Validated biological and psychological markers of acute stress in humans are an important tool in translational research. The Trier Social Stress Test (TSST), involving public interview and mental arithmetic performance, is among the most popular methods of inducing acute stress in experimental settings, and reliably increases hypothalamic-pituitary-adrenal axis activation. However, although much research has focused on HPA axis activity, the TSST also affects the sympathetic-adrenal-medullary system, the immune system, cardiovascular outputs, gastric function and cognition. We critically assess the utility of different biological and psychological markers, with guidance for future research, and discuss factors which can moderate TSST effects. We outline the effects of the TSST in stress-related disorders, and if these responses can be abrogated by pharmacological and psychological treatments. Modified TSST protocols are discussed, and the TSST is compared to alternative methods of inducing acute stress. Our analysis suggests that multiple readouts are necessary to derive maximum information; this strategy will enhance our understanding of the psychobiology of stress and provide the means to assess novel therapeutic agents.
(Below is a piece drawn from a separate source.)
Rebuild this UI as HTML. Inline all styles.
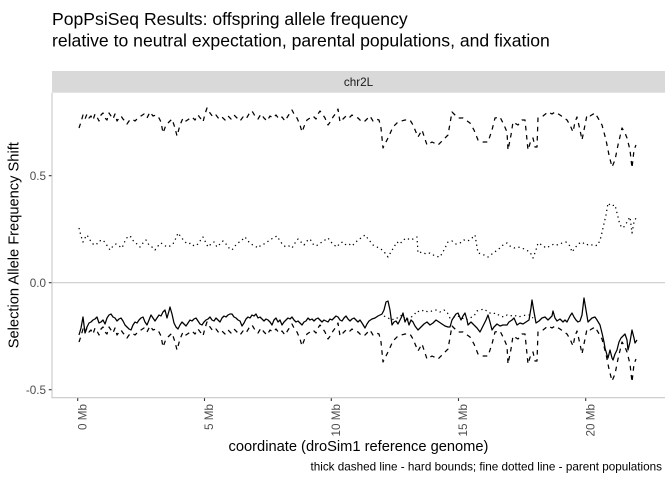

Exposure to a situation perceived as threatening or excessively demanding (a stressor) leads to the release of chemicals which can help cope with the stressor (e.g. Joels and Baram, 2009 and Schwabe et al., 2012). Acute stress can alter numerous biological functions, such as the hypothalamic-pituitary-adrenal (HPA) axis (Foley and Kirschbaum, 2010), the immune system (Steptoe et al., 2007), the autonomic nervous system (Xhyheri et al., 2012), and the enteric nervous system (Ziegler, 2012). Psychologically, acute stress is a subjectively negative experience (but see Jamieson et al., 2013), and can have positive as well as negative effects on cognition (Lupien et al., 2007 and Starcke and Brand, 2012). Although acute stress is important for responding to threatening situations, chronic stress is damaging to health (McEwen, 2007). Over time, stressful life events can induce chronic stimulation of the HPA axis, leading to depression (Checkley, 1992 and Juruena et al., 2011), and poorer prognosis for cancer and heart disease (Maddock and Pariante, 2001). Early-life stress is associated with disorders such as depression (Batten et al., 2004 and Dinan, 2005), post-traumatic stress disorder (Koenen et al., 2007), and irritable bowel syndrome (Mayer et al., 2001), and chronic work stress can exacerbate anxiety and depression (Smith, 2000). Moreover, chronic stress will result in changes in subsequent reactivity to an acute stressor (e.g. Chatkoff et al., 2010, Low et al., 2009 and Roth et al., 2012). Given the contrast between acute and chronic stress, it is of interest to examine the effects of acute stress in the context of disorders associated with chronic stress.
Preclinical methods for inducing stress are well established (Buynitsky and Mostofsky, 2009) and preclinical research has provided insight into the effects of stress, the possible role of factors such as neurotransmitters (e.g. Browne et al., 2011, Cryan et al., 2004 and Julio-Pieper et al., 2012) and the interaction between the central and enteric nervous systems (Cryan and Dinan, 2012). There is now growing recognition that preclinical efforts to gain greater insight into the effects of stress and stress mechanisms need to be bolstered by translationally relevant studies in human populations. Accordingly, a stressor which can reliably produce a psychophysiological stress response in humans under controlled conditions is of immense value to this field.